Insurance of Agentic AI
Quanyan Zhu
Why It Matters
What makes this one worth your time
As AI systems become more autonomous, understanding how to insure their risks is crucial for mitigating potential liabilities and ensuring safe deployment.
The paper proposes a framework for insuring agentic AI by integrating various insurance coverages.
Summary
The paper explores the emerging insurance market for agentic AI, proposing a framework for understanding its underwriting, pricing, reinsurance, and product-design implications. It analyzes risk pathways and evaluates how existing insurance products are adapting to these new exposures, suggesting a layered ecosystem of complementary coverages.
Key contributions
- Development of a framework for understanding insurance implications of agentic AI.
- Analysis of major risk pathways associated with agentic AI.

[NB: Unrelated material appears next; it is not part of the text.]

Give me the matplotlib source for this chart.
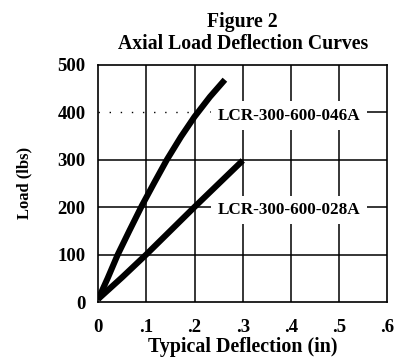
import numpy as np
import matplotlib
matplotlib.use("Agg")
import matplotlib.pyplot as plt

plt.rcParams['font.family'] = ['Liberation Serif', 'DejaVu Serif']
plt.rcParams['font.weight'] = 'bold'

# curve data
defl_046a = [0.0, 0.02, 0.041, 0.065, 0.091, 0.117, 0.143, 0.172, 0.2, 0.232, 0.263]
load_046a = [5, 50, 100, 150, 203, 252, 300, 348, 390, 432, 468]
defl_028a = [0.0, 0.05, 0.1, 0.2, 0.3]
load_028a = [6, 52, 100, 200, 298]

xticks = [0, 0.1, 0.2, 0.3, 0.4, 0.5, 0.6]
xticklabels = ['0', '.1', '.2', '.3', '.4', '.5', '.6']
yticks = [0, 100, 200, 300, 400, 500]

fig = plt.figure(figsize=(3.96, 3.58), dpi=100)
ax = fig.add_axes([0.2475, 0.1564, 0.731, 0.6634])

for x in xticks[1:-1]:
    ax.axvline(x, color='black', lw=1.1, zorder=1)
for y in yticks[1:-1]:
    if y == 400:
        # scanned line is broken on the left side
        ax.axhline(y, xmin=0, xmax=0.33, color='black', lw=1.0, ls=(0, (1, 7)), zorder=1)
        ax.axhline(y, xmin=0.39, xmax=1, color='black', lw=1.1, zorder=1)
    else:
        ax.axhline(y, color='black', lw=1.1, zorder=1)

ax.plot(defl_046a, load_046a, color='black', lw=4.4, solid_capstyle='butt',
        solid_joinstyle='round', zorder=3)
ax.plot(defl_028a, load_028a, color='black', lw=4.4, solid_capstyle='butt',
        solid_joinstyle='round', zorder=3)

box = dict(facecolor='white', edgecolor='none', pad=4.5)
ax.text(0.396, 392, 'LCR-300-600-046A', ha='center', va='center', fontsize=12.3,
        fontweight='bold', bbox=box, zorder=2)
ax.text(0.396, 194, 'LCR-300-600-028A', ha='center', va='center', fontsize=12.3,
        fontweight='bold', bbox=box, zorder=2)

ax.set_xlim(0, 0.6)
ax.set_ylim(0, 500)
ax.set_xticks(xticks)
ax.set_xticklabels(xticklabels)
ax.set_yticks(yticks)
ax.tick_params(axis='y', length=0, pad=9, labelsize=13.5)
ax.tick_params(axis='x', length=0, pad=12, labelsize=13.5)
for s in ax.spines.values():
    s.set_linewidth(1.2)

ax.set_xlabel('Typical Deflection (in)', fontsize=14.4, fontweight='bold', labelpad=1)
ax.set_ylabel('Load (lbs)', fontsize=12, fontweight='bold', labelpad=18)
ax.set_title('Figure 2\nAxial Load Deflection Curves', fontsize=14.2,
             fontweight='bold', pad=11, linespacing=1.15)

fig.savefig('out.png', dpi=100)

- Proposal of a coordinated insurance architecture integrating multiple coverages.
Notable insights
- The paper identifies a continuum of autonomy and delegated authority in agentic AI, distinguishing between informational outputs and systems capable of generating insured events.
- It proposes an actuarial framework drawing parallels to the evolution of cyber insurance.
Possible limitations
- Not stated in the abstract
Abstract
arXiv:2606.05449v1 Announce Type: new Abstract: Agentic artificial intelligence (AI) systems are transforming the risk landscape by extending beyond information generation to autonomous planning, tool invocation, decision execution, and persistent modification of digital and physical environments. These capabilities introduce novel exposures that do not fit neatly within traditional insurance categories such as cyber, professional liability, product liability, or directors and officers coverage. This paper examines the emerging insurance market for agentic AI and develops a framework for understanding its underwriting, pricing, reinsurance, and product-design implications. We characterize agentic AI as a continuum of autonomy and delegated authority, emphasizing the distinction between informational outputs and systems capable of independently generating insured events through external actions. We analyze major risk pathways, including hallucinations, prompt-injection attacks, autonomous decision errors, model drift, dependency failures, and cyber-physical harms, and evaluate how existing insurance products are adapting to address these exposures. The paper further proposes an actuarial framework based on exposure assessment, scenario analysis, dependency mapping, and accumulation-risk management, drawing parallels to the evolution of cyber insurance. Finally, we present a coordinated insurance architecture that integrates cyber, technology errors and omissions, product liability, performance-warranty, and affirmative AI-liability coverages through explicit allocation mechanisms and dedicated AI aggregates. The analysis suggests that the future of agentic-AI insurance lies not in a single monoline product but in a layered ecosystem of complementary coverages supported by improved governance, transparency, telemetry, and regulatory clarity.